From here I have no idea how to go any further really. Initially I thought that this problem may boil down to the acceleration of a particle in terms of the position vectors of the two particles, and perhaps through a Laplace transform it would be solvable as I would have a system of two equations in two variables. But the ℓ and having to use a modulus of a variable vector has thrown a spanner in the works.
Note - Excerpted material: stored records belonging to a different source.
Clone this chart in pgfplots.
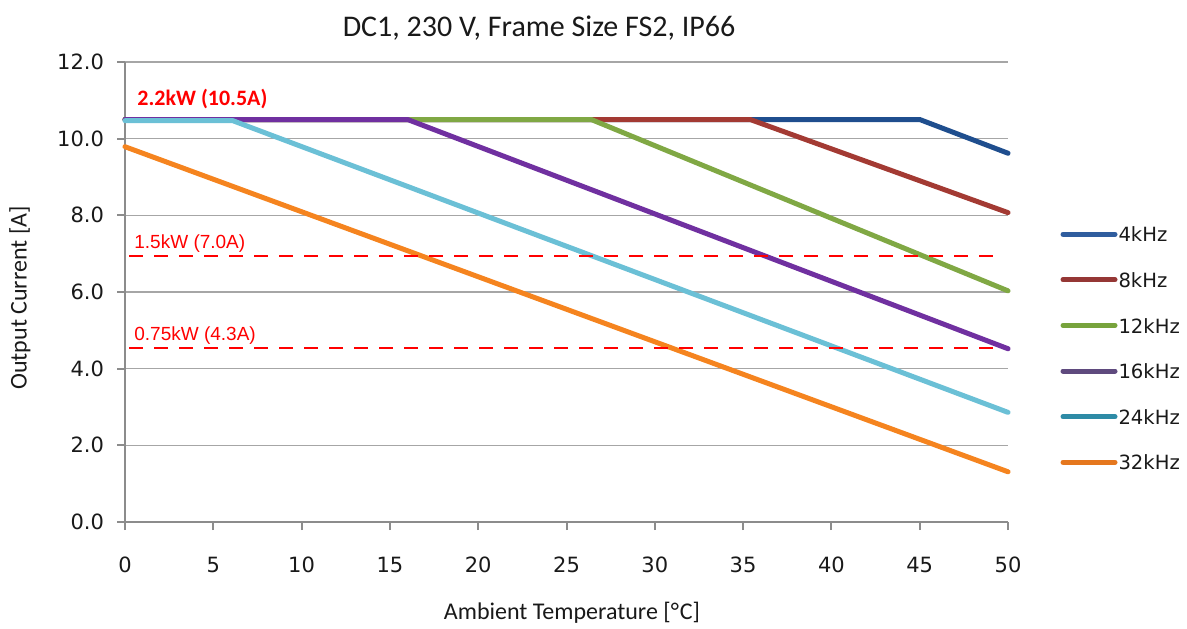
\documentclass[border=0pt]{standalone}
\usepackage{pgfplots}
\pgfplotsset{compat=1.18}
\usepackage{fontspec}
\setmainfont{Carlito}
\newfontfamily\dejavu{DejaVu Sans}
\newfontfamily\arialf{Liberation Sans}
\definecolor{cA}{HTML}{1F4E8E}
\definecolor{cB}{HTML}{A33A33}
\definecolor{cC}{HTML}{80A844}
\definecolor{cD}{HTML}{7030A0}
\definecolor{cE}{HTML}{6BC0D6}
\definecolor{cF}{HTML}{F5841F}
\definecolor{lA}{HTML}{2F5D9E}
\definecolor{lB}{HTML}{953735}
\definecolor{lC}{HTML}{77A33C}
\definecolor{lD}{HTML}{5F4A7E}
\definecolor{lE}{HTML}{2E8BA6}
\definecolor{lF}{HTML}{E5771E}
\definecolor{gridc}{HTML}{A6A6A6}
\definecolor{axisc}{HTML}{8C8C8C}
\begin{document}
\begin{tikzpicture}
\path[use as bounding box] (0,0) rectangle (593.5pt,314pt);
\begin{axis}[
  at={(62.5pt,53pt)}, anchor=south west,
  scale only axis, width=441.5pt, height=230pt,
  xmin=0, xmax=50, ymin=0, ymax=12,
  xtick={0,5,...,50}, ytick={0,2,...,12},
  axis lines*=left,
  axis line style={axisc, line width=1pt, -},
  ymajorgrids, grid style={gridc, line width=0.75pt},
  tick style={axisc, line width=1pt},
  tick align=outside, major tick length=4pt,
  /pgf/number format/assume math mode=true,
  ticklabel style={font=\dejavu\fontsize{10.5}{12}\selectfont, text=black!90},
  yticklabel style={/pgf/number format/fixed, /pgf/number format/fixed zerofill, /pgf/number format/precision=1, xshift=-3pt},
  xticklabel style={yshift=-10pt},
  legend image code/.code={\draw[#1] (0pt,0pt) -- (26pt,0pt);},
  legend style={draw=none, fill=none, at={(1.059,0.643)}, anchor=north west,
    inner sep=0pt, row sep=15.2pt,
    nodes={inner xsep=0.5pt, inner ysep=0pt, text height=7.6pt, text depth=0pt,
      font=\dejavu\fontsize{9.8}{11}\selectfont, text=black!90}},
  legend cell align=left,
  clip=false,
]
\addplot[cA, line width=2.5pt, line cap=round, line join=round, forget plot] coordinates {(0,10.5)(45,10.5)(50,9.62)};
\addplot[cB, line width=2.5pt, line cap=round, line join=round, forget plot] coordinates {(0,10.5)(35.4,10.5)(50,8.07)};
\addplot[cC, line width=2.5pt, line cap=round, line join=round, forget plot] coordinates {(0,10.5)(26.4,10.5)(50,6.03)};
\addplot[cD, line width=2.5pt, line cap=round, line join=round, forget plot] coordinates {(0,10.5)(16,10.5)(50,4.52)};
\addplot[cE, line width=2.5pt, line cap=round, line join=round, forget plot] coordinates {(0,10.47)(6.1,10.47)(50,2.86)};
\addplot[cF, line width=2.5pt, line cap=round, line join=round, forget plot] coordinates {(0,9.79)(50,1.31)};
\addplot[red, line width=1pt, dash pattern=on 7pt off 5.5pt, forget plot] coordinates {(0.25,6.94)(49.6,6.94)};
\addplot[red, line width=1pt, dash pattern=on 7pt off 5.5pt, forget plot] coordinates {(0.25,4.53)(49.6,4.53)};
\addlegendimage{lA, line width=2.5pt, line cap=round}
\addlegendentry{4kHz}
\addlegendimage{lB, line width=2.5pt, line cap=round}
\addlegendentry{8kHz}
\addlegendimage{lC, line width=2.5pt, line cap=round}
\addlegendentry{12kHz}
\addlegendimage{lD, line width=2.5pt, line cap=round}
\addlegendentry{16kHz}
\addlegendimage{lE, line width=2.5pt, line cap=round}
\addlegendentry{24kHz}
\addlegendimage{lF, line width=2.5pt, line cap=round}
\addlegendentry{32kHz}
\end{axis}
\node[font=\fontsize{15}{18}\selectfont, text=black!90] at (269.5pt,300pt) {DC1, 230 V, Frame Size FS2, IP66};
\node[font=\fontsize{12}{14}\selectfont, text=black!90] at (286pt,7.5pt) {Ambient Temperature [°\kern0.5pt C]};
\node[font=\fontsize{12}{14}\selectfont, text=black!90, rotate=90] at (10pt,165pt) {Output Current [A]};
\node[font=\bfseries\fontsize{11}{13}\selectfont, text=red, anchor=base west, inner sep=0pt] at (68.5pt,261.5pt) {2.2kW (10.5A)};
\node[font=\arialf\fontsize{9.5}{11}\selectfont, text=red, anchor=base west, inner sep=0pt] at (67pt,190pt) {1.5kW (7.0A)};
\node[font=\arialf\fontsize{9.5}{11}\selectfont, text=red, anchor=base west, inner sep=0pt] at (67pt,144pt) {0.75kW (4.3A)};
\end{tikzpicture}
\end{document}
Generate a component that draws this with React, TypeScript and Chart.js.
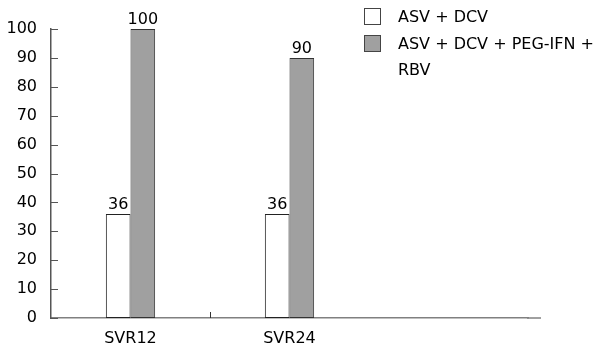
import React, { useEffect, useRef } from "react";
import { Chart, registerables } from "chart.js";

Chart.register(...registerables);

const categories = ["SVR12", "SVR24", ""];
const seriesLabels = ["ASV + DCV", "ASV + DCV + PEG-IFN + RBV"];
const seriesA = [36, 36, null];
const seriesB = [100, 90, null];
const seriesColors = ["#ffffff", "#a0a0a0"];
const yTicksMax = 100;
const yTicksStep = 10;

const FONT = "'DejaVu Sans', Verdana, sans-serif";

function wrapText(ctx: CanvasRenderingContext2D, text: string, maxW: number): string[] {
  const words = text.split(" ");
  const lines: string[] = [];
  let cur = "";
  for (const w of words) {
    const test = cur ? cur + " " + w : w;
    if (ctx.measureText(test).width > maxW && cur) {
      lines.push(cur);
      cur = w;
    } else cur = test;
  }
  if (cur) lines.push(cur);
  return lines;
}

const decorPlugin = {
  id: "decor",
  afterDraw(chart: any) {
    const ctx = chart.ctx as CanvasRenderingContext2D;
    const area = chart.chartArea;
    const y = chart.scales.y;
    const x = chart.scales.x;
    ctx.save();
    // y ticks inward
    ctx.strokeStyle = "#555";
    ctx.lineWidth = 1;
    y.ticks.forEach((t: any) => {
      const py = Math.round(y.getPixelForValue(t.value)) + 0.5;
      ctx.beginPath();
      ctx.moveTo(area.left, py);
      ctx.lineTo(area.left + 7, py);
      ctx.stroke();
    });
    // x tick between first two categories
    const bx = Math.round((x.getPixelForValue(0) + x.getPixelForValue(1)) / 2) + 0.5;
    ctx.strokeStyle = "#333";
    ctx.beginPath();
    ctx.moveTo(bx, area.bottom);
    ctx.lineTo(bx, area.bottom - 6);
    ctx.stroke();
    // axis extension
    ctx.strokeStyle = "#808080";
    ctx.lineWidth = 1.5;
    ctx.beginPath();
    ctx.moveTo(area.right - 1, area.bottom);
    ctx.lineTo(area.right + 13, area.bottom);
    ctx.stroke();

    // data labels
    ctx.fillStyle = "#000";
    ctx.font = "16px " + FONT;
    ctx.textAlign = "center";
    ctx.textBaseline = "alphabetic";
    chart.data.datasets.forEach((ds: any, di: number) => {
      const meta = chart.getDatasetMeta(di);
      meta.data.forEach((el: any, i: number) => {
        const v = ds.data[i];
        if (v == null) return;
        ctx.fillText(String(v), el.x, el.y - 5);
      });
    });

    // legend
    ctx.textAlign = "left";
    ctx.textBaseline = "middle";
    let ly = 16;
    chart.data.datasets.forEach((ds: any) => {
      ctx.fillStyle = ds.backgroundColor;
      ctx.fillRect(364, ly - 8, 17, 17);
      ctx.strokeStyle = "#444";
      ctx.lineWidth = 1;
      ctx.strokeRect(364.5, ly - 7.5, 16, 16);
      ctx.fillStyle = "#000";
      const lines = wrapText(ctx, ds.label, 210);
      lines.forEach((ln, k) => {
        ctx.fillText(ln, 398, ly + 2 + k * 26);
      });
      ly += lines.length * 27;
    });
    ctx.restore();
  },
};

export default function App() {
  const ref = useRef<HTMLCanvasElement | null>(null);
  useEffect(() => {
    if (!ref.current) return;
    const chart = new Chart(ref.current, {
      type: "bar",
      data: {
        labels: categories,
        datasets: [
          {
            label: seriesLabels[0],
            data: seriesA,
            backgroundColor: seriesColors[0],
            borderColor: "#222",
            borderWidth: 1,
            borderSkipped: false,
            categoryPercentage: 0.31,
            barPercentage: 1,
          },
          {
            label: seriesLabels[1],
            data: seriesB,
            backgroundColor: seriesColors[1],
            borderColor: "#333",
            borderWidth: 1,
            borderSkipped: false,
            categoryPercentage: 0.31,
            barPercentage: 1,
          },
        ],
      },
      options: {
        responsive: false,
        animation: false,
        layout: { padding: { top: 29, right: 80, left: 0, bottom: 0 } },
        plugins: { legend: { display: false }, tooltip: { enabled: false } },
        scales: {
          x: {
            grid: { display: false, drawTicks: false },
            border: { display: true, color: "#808080", width: 1.5 },
            ticks: { color: "#000", font: { family: FONT, size: 16 }, padding: 11, maxRotation: 0 },
            afterFit: (s: any) => {
              s.height = 33;
            },
          },
          y: {
            min: 0,
            max: yTicksMax,
            grid: { display: false, drawTicks: false },
            border: { display: true, color: "#555", width: 1.5 },
            ticks: { stepSize: yTicksStep, color: "#000", font: { family: FONT, size: 16 }, padding: 14 },
            afterFit: (s: any) => {
              s.width = 51;
            },
          },
        },
      },
      plugins: [decorPlugin],
    });
    return () => chart.destroy();
  }, []);
  return (
    <div style={{ position: "absolute", left: 0, top: 0, width: 608, height: 351, background: "#fff" }}>
      <canvas ref={ref} width={608} height={351} />
    </div>
  );
}
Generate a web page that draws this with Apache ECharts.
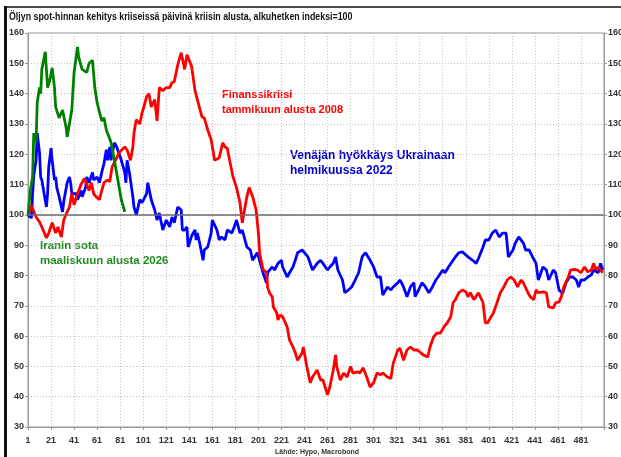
<!DOCTYPE html>
<html><head><meta charset="utf-8">
<script src="https://cdn.jsdelivr.net/npm/echarts@6/dist/echarts.min.js"></script>
<style>html,body{margin:0;padding:0;background:#fff}#c{width:621px;height:457px}</style>
</head><body><div id="c"></div>
<script>
// ---- data (index = day since crisis start, 100 = start) ----
const dayCount = 501;
const xTickLabels = ['1','21','41','61','81','101','121','141','161','181','201','221','241','261','281','301','321','341','361','381','401','421','441','461','481'];
const yTicks = [30,40,50,60,70,80,90,100,110,120,130,140,150,160];

const greenDays = [1,3,5,6,8,9,11,12,13,16,18,20,22,24,25,28,31,34,35,39,41,44,45,48,52,54,57,59,61,65,67,69,73,76,79,82,85];
const greenValues = [100,108,112.5,127,124,137,142,140,148,153.8,142,144.5,148.5,142,135.6,132,134.6,129,125.7,134.6,147,155.4,152,148,147,150,151,142,137,131,132,128,124,118,111.5,105,101];

const redDays = [1,4,8,11,13,17,19,22,25,27,30,32,35,37,39,41,44,47,50,52,54,56,58,60,63,65,67,70,72,74,78,80,85,87,90,92,93,95,98,100,104,106,108,111,113,115,118,121,124,126,128,131,134,137,139,143,146,148,152,154,157,160,163,167,170,172,174,176,179,182,185,187,191,193,196,199,201,202,205,208,209,211,213,214,217,218,220,222,226,228,231,233,235,239,240,243,246,248,252,255,257,261,263,266,268,269,272,275,278,281,283,287,289,292,295,298,301,304,307,309,313,316,318,322,324,327,330,333,336,339,342,344,348,350,353,356,359,362,365,368,370,372,375,378,381,383,385,388,392,396,398,400,403,405,409,411,414,417,420,423,426,429,431,435,437,440,442,444,448,451,453,457,459,462,464,466,470,472,475,478,481,484,487,490,492,494,496,498,500];
const redValues = [100,103,99.3,97.7,96,92.4,94,97.4,94,96,92.7,98.3,101,102.6,107,103.3,107,110,112,110,108,110.6,107,106,105,108,110.6,111.5,111,115.8,118.8,120.5,122.4,121.4,118,122.4,127,131.4,130,133.6,139,140,135.6,138,131,142,141,142,142,143.6,144,149.5,153.5,148,152.8,149,141,138,132.3,132,128,124.8,118,118.8,123.8,122.4,122,118,112.5,109,104,97.4,106,109,106,101.6,94,87.5,82,81,76,74,73,69.6,67.6,65.3,67,66.4,63,58.7,56.4,54.5,52,54.5,56.4,50,44.6,46.5,48.8,45.5,45.5,40.6,43.2,48.8,53.8,50,45.5,47.8,46.5,50,47.8,48.2,47.8,49.5,46.5,43.2,44.6,47.8,47.2,47.8,46.5,46,51,55.4,56,52,55.4,56.4,55.4,55.4,54.5,53.8,53.1,56.4,59.7,61,61,63,64.4,66.4,71,72,74.3,75.2,74.6,73,74.3,72,74.3,71,64.4,64.4,66.4,67.6,72,74.3,76.2,78.5,79.5,78.5,76.2,78.5,77.6,74.3,73,72,75.2,74.3,74.6,74.3,69.6,69.3,71,71.3,73,76.2,79.5,81.8,82,81.8,80.9,82.8,81.2,81.8,84,81.8,82.8,81.8,80.9];

const blueDays = [1,4,5,6,8,9,11,12,13,15,17,18,19,21,22,24,25,26,28,30,31,32,35,37,38,39,43,44,47,48,51,52,54,57,58,61,63,65,67,69,70,72,73,76,78,82,85,86,87,89,92,93,95,98,100,104,105,108,111,113,115,118,121,124,126,128,131,132,134,135,137,139,140,143,146,147,148,150,153,154,157,160,161,165,167,169,172,174,178,180,182,185,187,191,194,196,200,202,205,208,209,213,215,218,221,222,226,228,231,233,235,239,241,244,246,248,252,255,257,261,263,266,268,270,274,276,279,282,285,288,291,294,295,298,301,304,307,309,313,316,318,322,324,327,330,333,336,337,340,343,346,349,352,355,357,361,363,366,370,372,375,378,381,383,387,390,392,396,398,401,404,407,410,413,416,418,422,424,427,431,433,436,439,442,444,448,451,453,457,459,462,465,468,471,474,477,479,481,484,487,490,492,496,498,500];
const blueValues = [100,99,107,113,118,127,120.5,112.5,111.5,107,102.6,107,115.8,122,118,111.5,112.5,109,106,102.6,101,104.3,110.6,112.5,110.6,107,107,105,108,106,109,112.5,110.6,114,111.5,112.5,110.6,114,117,121.5,118,122.4,118,123.8,122.4,118,114,110.6,118,114,106,102.6,100,105,104,107,110.6,105,101.6,98.3,100.6,95,98.3,96,99.3,97.4,102.6,103,101.6,95,95,96,89.4,93,95,91.7,94,90.7,85,88.4,89.4,94,98.3,95,91.7,92.7,91.7,95,94,96,98.3,94,95,89.4,88.4,85,87.5,85,80.9,77.6,80.9,82.8,81.8,84,85,82.8,79.5,80.9,82.8,85,87.5,88.4,87.5,86.1,84,81.8,84,85,84,81.8,82.8,84,86.1,81.8,78.5,74.3,75.2,76.2,78.5,80.9,86.1,87.5,87.5,85,82.8,79.5,79.5,73.5,76.2,75.2,76.2,77.6,78.5,76.2,73,76.2,77.6,73,75.2,77.6,76.2,74.3,76.2,78.5,79.5,81.8,80.9,82.8,85,86.1,87.5,87.8,86.8,86.1,85,84,85.6,89.4,91.7,91.7,94,95,92.7,94,94,86.1,88.4,90.7,92.7,90.7,88.4,88.4,86.1,84,78.5,82.8,81.8,78.5,81.8,80.9,75.2,74,77.6,79.5,79.5,78.5,76.2,78.5,78.5,79.5,80.2,81.8,80.9,84,81.8];

const titleText = 'Öljyn spot-hinnan kehitys kriiseissä päivinä kriisin alusta, alkuhetken indeksi=100';
const redLabel = ['Finanssikriisi', 'tammikuun alusta 2008'];
const blueLabel = ['Venäjän hyökkäys Ukrainaan', 'helmikuussa 2022'];
const greenLabel = ['Iranin sota', 'maaliskuun alusta 2026'];
const sourceText = 'Lähde: Hypo, Macrobond';

// ---- build ----
const categories = [];
for (let d = 1; d <= dayCount; d++) categories.push(String(d));
const pairs = (days, vals) => days.map((d, i) => [String(d), vals[i]]);

const FONT = '"Liberation Sans", Arial, sans-serif';
const labelStyle = { color: '#333', fontSize: 9, fontWeight: 'bold', fontFamily: FONT };

const chart = echarts.init(document.getElementById('c'), null, { renderer: 'canvas' });
const lineS = (name, data, color) => ({
  name, type: 'line', data, symbol: 'none', showSymbol: false, smooth: false,
  lineStyle: { color, width: 2.8 }, itemStyle: { color }, animation: false, silent: true
});
const yAx = (pos, split) => ({
  type: 'value', min: yTicks[0], max: yTicks[yTicks.length - 1], interval: 10, position: pos,
  axisLine: { show: true, lineStyle: { color: '#999' } },
  axisTick: { show: true, length: 3, lineStyle: { color: '#999' } },
  axisLabel: Object.assign({ margin: 4 }, labelStyle),
  splitLine: { show: split, lineStyle: { color: '#c4c4c4', type: [1, 2], width: 1 } }
});

chart.setOption({
  animation: false,
  backgroundColor: '#fff',
  grid: { left: 28, right: 17, top: 33, bottom: 30, show: true, borderColor: '#999', borderWidth: 1,
          containLabel: false, outerBoundsMode: 'none' },
  xAxis: {
    type: 'category', data: categories, boundaryGap: false,
    axisLine: { show: true, lineStyle: { color: '#999', width: 1 } },
    axisTick: { show: true, interval: 19, length: 3, lineStyle: { color: '#999' } },
    axisLabel: Object.assign({ interval: 19, margin: 9, formatter: v => (xTickLabels.indexOf(v) >= 0 ? v : '') }, labelStyle),
    splitLine: { show: true, interval: 19, lineStyle: { color: '#c4c4c4', type: [1, 2], width: 1 } }
  },
  yAxis: [yAx('left', true), yAx('right', false)],
  series: [
    {
      name: 'base', type: 'line', data: [], silent: true,
      markLine: {
        silent: true, symbol: ['none', 'none'], label: { show: false },
        lineStyle: { color: '#6a6a6a', width: 1.5, type: 'solid' },
        data: [{ yAxis: 100 }]
      }
    },
    lineS('Venäjä 2022', pairs(blueDays, blueValues), '#0000ff'),
    lineS('Finanssikriisi 2008', pairs(redDays, redValues), '#ff0000'),
    lineS('Iran 2026', pairs(greenDays, greenValues), '#008000')
  ],
  graphic: [
    { type: 'line', shape: { x1: 4, y1: 7, x2: 621, y2: 7 }, style: { stroke: '#111', lineWidth: 1.5 }, silent: true },
    { type: 'line', shape: { x1: 5.5, y1: 6, x2: 5.5, y2: 457 }, style: { stroke: '#111', lineWidth: 3 }, silent: true },
    { type: 'text', x: 9, y: 17, scaleX: 0.84, silent: true,
      style: { text: titleText, font: 'bold 10.5px ' + FONT, fill: '#111', textVerticalAlign: 'middle' } },
    { type: 'text', x: 222, y: 102, silent: true,
      style: { text: redLabel.join('\n'), font: 'bold 11px ' + FONT, fill: '#ff0000', lineHeight: 15, textVerticalAlign: 'middle' } },
    { type: 'text', x: 290, y: 163, silent: true,
      style: { text: blueLabel.join('\n'), font: 'bold 12px ' + FONT, fill: '#0000cc', lineHeight: 15, textVerticalAlign: 'middle' } },
    { type: 'text', x: 40, y: 253, silent: true,
      style: { text: greenLabel.join('\n'), font: 'bold 11.5px ' + FONT, fill: '#1e8c1e', lineHeight: 15, textVerticalAlign: 'middle' } },
    { type: 'text', x: 275, y: 452, silent: true,
      style: { text: sourceText, font: 'bold 7px ' + FONT, fill: '#333', textVerticalAlign: 'middle' } }
  ]
});
</script></body></html>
I thought perhaps there were two ways of proceeding further. One was that T1 = -T2, therefore:

$$m_1\frac{d^2\vec{x_1}}{dt^2} = -m_2\frac{d^2\vec{x_2}}{dt^2}$$​

and through repeated integration w.r.t t knowing the initial conditions one can find an expression for x1 in x2, which can be used to eliminate x1 or x2 from the force resolution equations (i) and (ii), but that doesn't make them any simpler to solve, I'm still left with a form that is nearly as complicated as before.

I did think I could express the modulus of $\vec{x_{2}x_{1}}$ as a piece wise function using the heavyside function, but I almost feel that that makes the problem more complicated then if feels it should be.

Thank you so much for reading my "essay". What I am asking is if anyone could suggest if any of the ways I have thought of moving forward with this problem are viable, or any suggestions at all, perhaps I have missed something very obvious that I have not factored into my model that will make things easier. Thank you soo much guys :D.

Last edited: Nov 6, 2009
2. Nov 7, 2009

### tiny-tim

In the first diagram, shouldn't T1 and T2 be equal?